The Dow Jones Industrial Average and the NASDAQ Composite index, meanwhile, remained in near-record territory, erasing previous losses from earlier this week. The Dow soared 191.75 or 1.06% to 18,252.24, while the NASDAQ gained 69.11 or 1.39% to 5,050.80, amid a rally in biotech stocks.

Investors are focused on growing possibilities for a delayed interest-rate hike by the Federal Reserve.

The U.S. Bureau of Labor Statistics said Thursday that Producer Prices for total final demand in April fell 0.4%, significantly below estimates of a 0.1% -- the low end of analysts' forecasts.

On a year-over-year basis, Thursday's reading painted an even dire outlook as the index ticked down to a record low of minus 1.3%. In March, the index stood at negative 0.8% in comparison with the reading 12 months earlier.

A key reading of the Producer Price Index, the PPI-FD, which excludes food and energy prices, dipped 0.2% in April. Analysts expected the reading to remain flat on the low end of its forecasts. The PPI-FD is still up 0.8% on a year-over-year basis.
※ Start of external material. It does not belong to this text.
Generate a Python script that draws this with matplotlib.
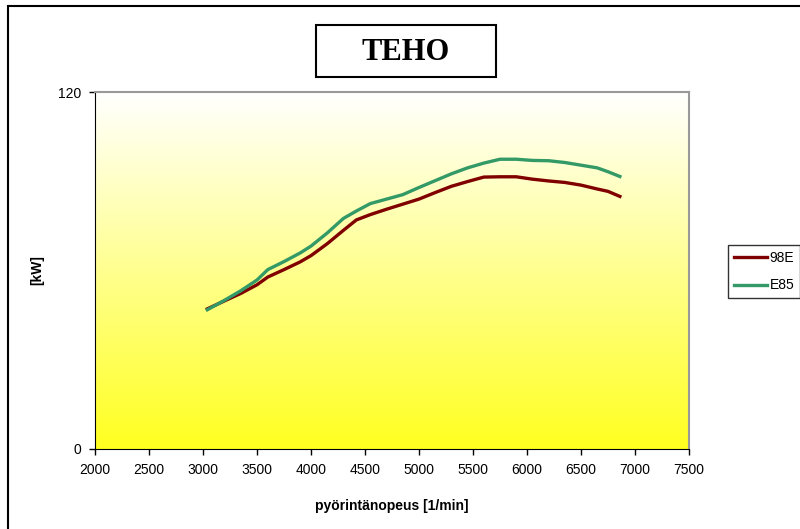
import numpy as np
import matplotlib.pyplot as plt
from matplotlib.patches import Rectangle

rpm = [3040, 3200, 3350, 3500, 3600, 3750, 3900, 4000, 4150, 4300, 4420, 4550, 4700, 4850,
       5000, 5150, 5300, 5450, 5600, 5750, 5900, 6050, 6200, 6350, 6500, 6650, 6750, 6860]
teho_98e = [47.1, 49.8, 52.3, 55.2, 57.8, 60.3, 62.9, 65.0, 69.0, 73.5, 77.0, 78.8, 80.6, 82.3,
            84.0, 86.2, 88.3, 89.9, 91.4, 91.5, 91.5, 90.7, 90.1, 89.6, 88.7, 87.4, 86.6, 84.9]
teho_e85 = [46.8, 50.0, 53.2, 56.8, 60.3, 63.0, 65.9, 68.2, 72.6, 77.5, 80.0, 82.5, 84.0, 85.5,
            87.9, 90.2, 92.5, 94.5, 96.1, 97.4, 97.4, 97.0, 96.9, 96.3, 95.4, 94.5, 93.2, 91.6]
xticks = [2000, 2500, 3000, 3500, 4000, 4500, 5000, 5500, 6000, 6500, 7000, 7500]

plt.rcParams['font.family'] = ['Liberation Sans', 'DejaVu Sans']

W, H = 800, 529
fig = plt.figure(figsize=(W / 100, H / 100), dpi=100)
# outer chart border
fig.patches.append(Rectangle((8 / W, -0.05), 1.0, 1 - 6 / H + 0.05, transform=fig.transFigure,
                             fill=False, edgecolor='black', linewidth=1.5))
# title box
fig.patches.append(Rectangle((316 / W, 1 - 77 / H), 180 / W, 52 / H, transform=fig.transFigure,
                             facecolor='white', edgecolor='black', linewidth=1.5))
fig.text(406 / W, 1 - 52 / H, 'TEHO', ha='center', va='center', fontsize=22,
         fontweight='bold', family='Liberation Serif')

ax = fig.add_axes([95 / W, 80 / H, 594 / W, 357 / H])

# white -> yellow gradient background
grad = np.linspace(0, 1, 256).reshape(-1, 1)
cmap = plt.matplotlib.colors.LinearSegmentedColormap.from_list('wy', ['#ffffff', '#ffff20'])
ax.imshow(grad, aspect='auto', cmap=cmap, extent=[2000, 7500, 0, 120], origin='upper', zorder=0)

ax.plot(rpm, teho_98e, color='#800000', linewidth=2.4, label='98E', zorder=3)
ax.plot(rpm, teho_e85, color='#339966', linewidth=2.4, label='E85', zorder=3)

ax.set_xlim(2000, 7500)
ax.set_ylim(0, 120)
ax.set_xticks(xticks)
ax.set_yticks([0, 120])
ax.tick_params(labelsize=10, direction='out', length=4, width=1, pad=6)
for s in ['top', 'right']:
    ax.spines[s].set_color('#999999')
    ax.spines[s].set_linewidth(1.5)
for s in ['left', 'bottom']:
    ax.spines[s].set_color('black')

ax.set_xlabel('pyörintänopeus [1/min]', fontsize=10, fontweight='bold', labelpad=16)
ax.set_ylabel('[kW]', fontsize=10, fontweight='bold', labelpad=10)

leg = fig.legend(loc='upper left', bbox_to_anchor=(728 / W, 1 - 245 / H), fontsize=10,
                 frameon=True, fancybox=False, edgecolor='black', handlelength=2.4,
                 handletextpad=0.2, borderpad=0.4, borderaxespad=0, labelspacing=1.0)
leg.get_frame().set_linewidth(1)

fig.savefig('out.png', dpi=100)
The moderate inflationary pressures, in combination with disappointing import and export data a day earlier will probably appease the doves on the Federal Open Market Committee (FOMC).

On Wednesday, the Labor Department said import prices slid 0.3% in April, following a 0.2% decline a month earlier. On a year-over-year basis, import prices have fallen by more than 10% after the 10th consecutive monthly decline.

Following the conclusion of its April meeting on April 29, the Fed reiterated that it would like to see inflation move toward its targeted goal of 2% before it raises interest rates for the first time since 2006.

Separately, the Labor Department said initial claims for state unemployment benefits fell by 1,000 last week to a seasonally adjusted 264,000 for the week ending on May 9. The four-week moving average, a more accurate gauge of labor market conditions, dropped by 7,750 to 271,750 – the lowest level in more than 15 years.